** BEGIN **

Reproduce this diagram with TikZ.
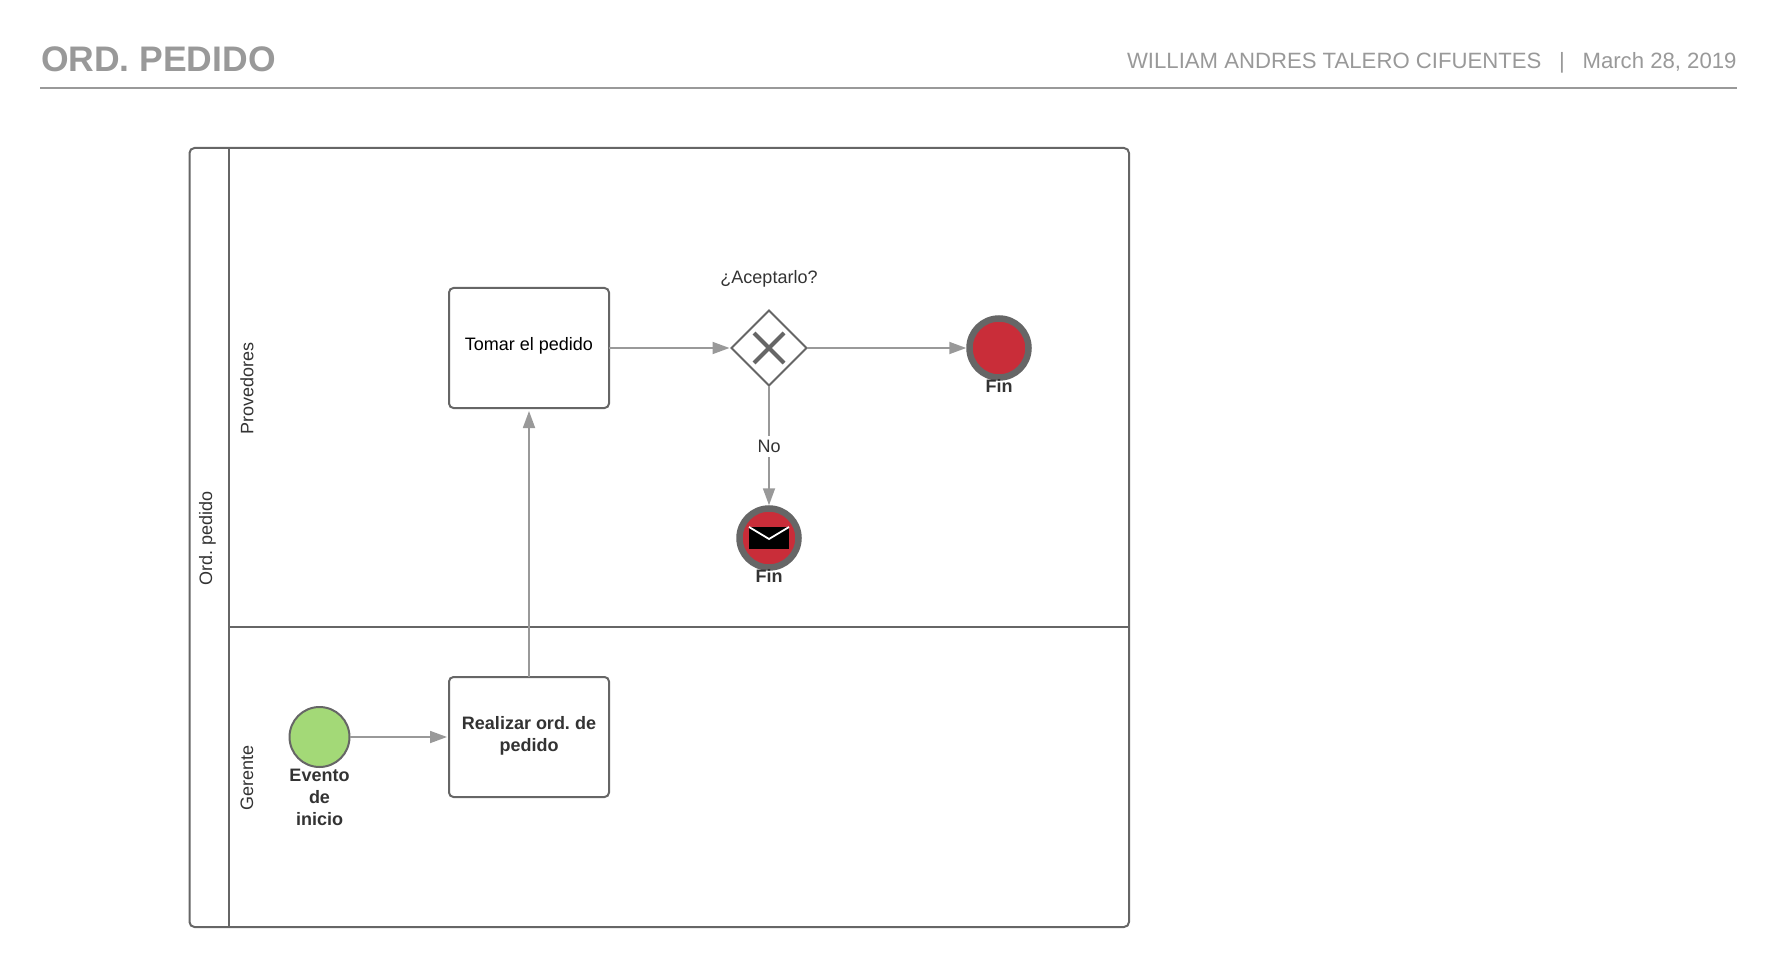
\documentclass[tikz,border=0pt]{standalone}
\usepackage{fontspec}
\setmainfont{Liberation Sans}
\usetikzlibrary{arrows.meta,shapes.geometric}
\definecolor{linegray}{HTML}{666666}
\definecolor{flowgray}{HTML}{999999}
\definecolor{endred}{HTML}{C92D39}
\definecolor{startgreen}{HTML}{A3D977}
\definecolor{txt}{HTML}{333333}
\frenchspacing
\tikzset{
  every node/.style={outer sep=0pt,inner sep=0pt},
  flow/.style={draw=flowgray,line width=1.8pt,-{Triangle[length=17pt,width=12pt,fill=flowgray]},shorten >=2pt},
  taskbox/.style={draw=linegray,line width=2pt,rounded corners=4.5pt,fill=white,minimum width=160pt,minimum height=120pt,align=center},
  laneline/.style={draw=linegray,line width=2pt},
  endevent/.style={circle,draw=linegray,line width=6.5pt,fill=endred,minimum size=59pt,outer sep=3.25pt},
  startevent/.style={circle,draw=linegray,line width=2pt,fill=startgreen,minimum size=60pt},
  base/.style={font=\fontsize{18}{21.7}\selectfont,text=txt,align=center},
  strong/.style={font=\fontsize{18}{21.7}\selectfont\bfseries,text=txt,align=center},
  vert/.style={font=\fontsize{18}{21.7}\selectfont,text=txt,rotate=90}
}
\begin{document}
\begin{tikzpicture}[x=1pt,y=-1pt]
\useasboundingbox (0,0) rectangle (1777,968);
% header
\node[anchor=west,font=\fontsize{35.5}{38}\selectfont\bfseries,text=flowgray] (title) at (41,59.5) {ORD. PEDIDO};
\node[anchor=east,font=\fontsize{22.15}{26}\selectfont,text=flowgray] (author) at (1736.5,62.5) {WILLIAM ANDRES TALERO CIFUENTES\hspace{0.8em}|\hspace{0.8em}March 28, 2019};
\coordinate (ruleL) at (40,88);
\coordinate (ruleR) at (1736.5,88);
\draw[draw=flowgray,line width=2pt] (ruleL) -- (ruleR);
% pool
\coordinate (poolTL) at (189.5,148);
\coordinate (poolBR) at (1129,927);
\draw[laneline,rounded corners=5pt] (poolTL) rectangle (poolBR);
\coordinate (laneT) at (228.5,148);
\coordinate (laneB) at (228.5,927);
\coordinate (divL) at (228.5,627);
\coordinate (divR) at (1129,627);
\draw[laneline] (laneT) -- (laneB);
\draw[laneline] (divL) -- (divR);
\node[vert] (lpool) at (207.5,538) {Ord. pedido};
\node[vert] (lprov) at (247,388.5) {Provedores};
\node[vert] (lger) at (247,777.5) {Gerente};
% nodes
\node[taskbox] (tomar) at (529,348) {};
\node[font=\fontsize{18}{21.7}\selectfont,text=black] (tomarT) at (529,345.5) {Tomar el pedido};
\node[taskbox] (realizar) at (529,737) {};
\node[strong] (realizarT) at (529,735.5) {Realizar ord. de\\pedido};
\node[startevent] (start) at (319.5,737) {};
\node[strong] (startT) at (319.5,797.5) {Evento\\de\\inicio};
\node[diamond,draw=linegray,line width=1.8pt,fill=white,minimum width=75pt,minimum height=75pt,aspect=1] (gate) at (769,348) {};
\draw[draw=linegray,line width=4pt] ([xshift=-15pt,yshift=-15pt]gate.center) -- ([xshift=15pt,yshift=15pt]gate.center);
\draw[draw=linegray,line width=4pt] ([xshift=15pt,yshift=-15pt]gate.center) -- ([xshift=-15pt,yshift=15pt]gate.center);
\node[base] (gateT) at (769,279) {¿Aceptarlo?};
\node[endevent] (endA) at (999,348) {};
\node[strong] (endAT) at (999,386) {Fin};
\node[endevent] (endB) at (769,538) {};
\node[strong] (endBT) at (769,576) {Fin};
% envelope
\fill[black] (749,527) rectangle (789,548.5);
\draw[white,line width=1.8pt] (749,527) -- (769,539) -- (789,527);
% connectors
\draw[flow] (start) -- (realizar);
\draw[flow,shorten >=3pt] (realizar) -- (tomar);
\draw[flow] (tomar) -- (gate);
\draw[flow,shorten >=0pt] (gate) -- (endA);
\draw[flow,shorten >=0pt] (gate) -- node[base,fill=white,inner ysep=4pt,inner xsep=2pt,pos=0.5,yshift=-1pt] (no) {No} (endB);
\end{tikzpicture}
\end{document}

** END **

» PROBLEM TO WORK ON: Write the material out again exactly as it appears, dropping the pictures.

» OUTPUT FOR THIS EXERCISE:
Reproduce this diagram with TikZ.
\documentclass[tikz,border=0pt]{standalone}
\usepackage{fontspec}
\setmainfont{Liberation Sans}
\usetikzlibrary{arrows.meta,shapes.geometric}
\definecolor{linegray}{HTML}{666666}
\definecolor{flowgray}{HTML}{999999}
\definecolor{endred}{HTML}{C92D39}
\definecolor{startgreen}{HTML}{A3D977}
\definecolor{txt}{HTML}{333333}
\frenchspacing
\tikzset{
  every node/.style={outer sep=0pt,inner sep=0pt},
  flow/.style={draw=flowgray,line width=1.8pt,-{Triangle[length=17pt,width=12pt,fill=flowgray]},shorten >=2pt},
  taskbox/.style={draw=linegray,line width=2pt,rounded corners=4.5pt,fill=white,minimum width=160pt,minimum height=120pt,align=center},
  laneline/.style={draw=linegray,line width=2pt},
  endevent/.style={circle,draw=linegray,line width=6.5pt,fill=endred,minimum size=59pt,outer sep=3.25pt},
  startevent/.style={circle,draw=linegray,line width=2pt,fill=startgreen,minimum size=60pt},
  base/.style={font=\fontsize{18}{21.7}\selectfont,text=txt,align=center},
  strong/.style={font=\fontsize{18}{21.7}\selectfont\bfseries,text=txt,align=center},
  vert/.style={font=\fontsize{18}{21.7}\selectfont,text=txt,rotate=90}
}
\begin{document}
\begin{tikzpicture}[x=1pt,y=-1pt]
\useasboundingbox (0,0) rectangle (1777,968);
% header
\node[anchor=west,font=\fontsize{35.5}{38}\selectfont\bfseries,text=flowgray] (title) at (41,59.5) {ORD. PEDIDO};
\node[anchor=east,font=\fontsize{22.15}{26}\selectfont,text=flowgray] (author) at (1736.5,62.5) {WILLIAM ANDRES TALERO CIFUENTES\hspace{0.8em}|\hspace{0.8em}March 28, 2019};
\coordinate (ruleL) at (40,88);
\coordinate (ruleR) at (1736.5,88);
\draw[draw=flowgray,line width=2pt] (ruleL) -- (ruleR);
% pool
\coordinate (poolTL) at (189.5,148);
\coordinate (poolBR) at (1129,927);
\draw[laneline,rounded corners=5pt] (poolTL) rectangle (poolBR);
\coordinate (laneT) at (228.5,148);
\coordinate (laneB) at (228.5,927);
\coordinate (divL) at (228.5,627);
\coordinate (divR) at (1129,627);
\draw[laneline] (laneT) -- (laneB);
\draw[laneline] (divL) -- (divR);
\node[vert] (lpool) at (207.5,538) {Ord. pedido};
\node[vert] (lprov) at (247,388.5) {Provedores};
\node[vert] (lger) at (247,777.5) {Gerente};
% nodes
\node[taskbox] (tomar) at (529,348) {};
\node[font=\fontsize{18}{21.7}\selectfont,text=black] (tomarT) at (529,345.5) {Tomar el pedido};
\node[taskbox] (realizar) at (529,737) {};
\node[strong] (realizarT) at (529,735.5) {Realizar ord. de\\pedido};
\node[startevent] (start) at (319.5,737) {};
\node[strong] (startT) at (319.5,797.5) {Evento\\de\\inicio};
\node[diamond,draw=linegray,line width=1.8pt,fill=white,minimum width=75pt,minimum height=75pt,aspect=1] (gate) at (769,348) {};
\draw[draw=linegray,line width=4pt] ([xshift=-15pt,yshift=-15pt]gate.center) -- ([xshift=15pt,yshift=15pt]gate.center);
\draw[draw=linegray,line width=4pt] ([xshift=15pt,yshift=-15pt]gate.center) -- ([xshift=-15pt,yshift=15pt]gate.center);
\node[base] (gateT) at (769,279) {¿Aceptarlo?};
\node[endevent] (endA) at (999,348) {};
\node[strong] (endAT) at (999,386) {Fin};
\node[endevent] (endB) at (769,538) {};
\node[strong] (endBT) at (769,576) {Fin};
% envelope
\fill[black] (749,527) rectangle (789,548.5);
\draw[white,line width=1.8pt] (749,527) -- (769,539) -- (789,527);
% connectors
\draw[flow] (start) -- (realizar);
\draw[flow,shorten >=3pt] (realizar) -- (tomar);
\draw[flow] (tomar) -- (gate);
\draw[flow,shorten >=0pt] (gate) -- (endA);
\draw[flow,shorten >=0pt] (gate) -- node[base,fill=white,inner ysep=4pt,inner xsep=2pt,pos=0.5,yshift=-1pt] (no) {No} (endB);
\end{tikzpicture}
\end{document}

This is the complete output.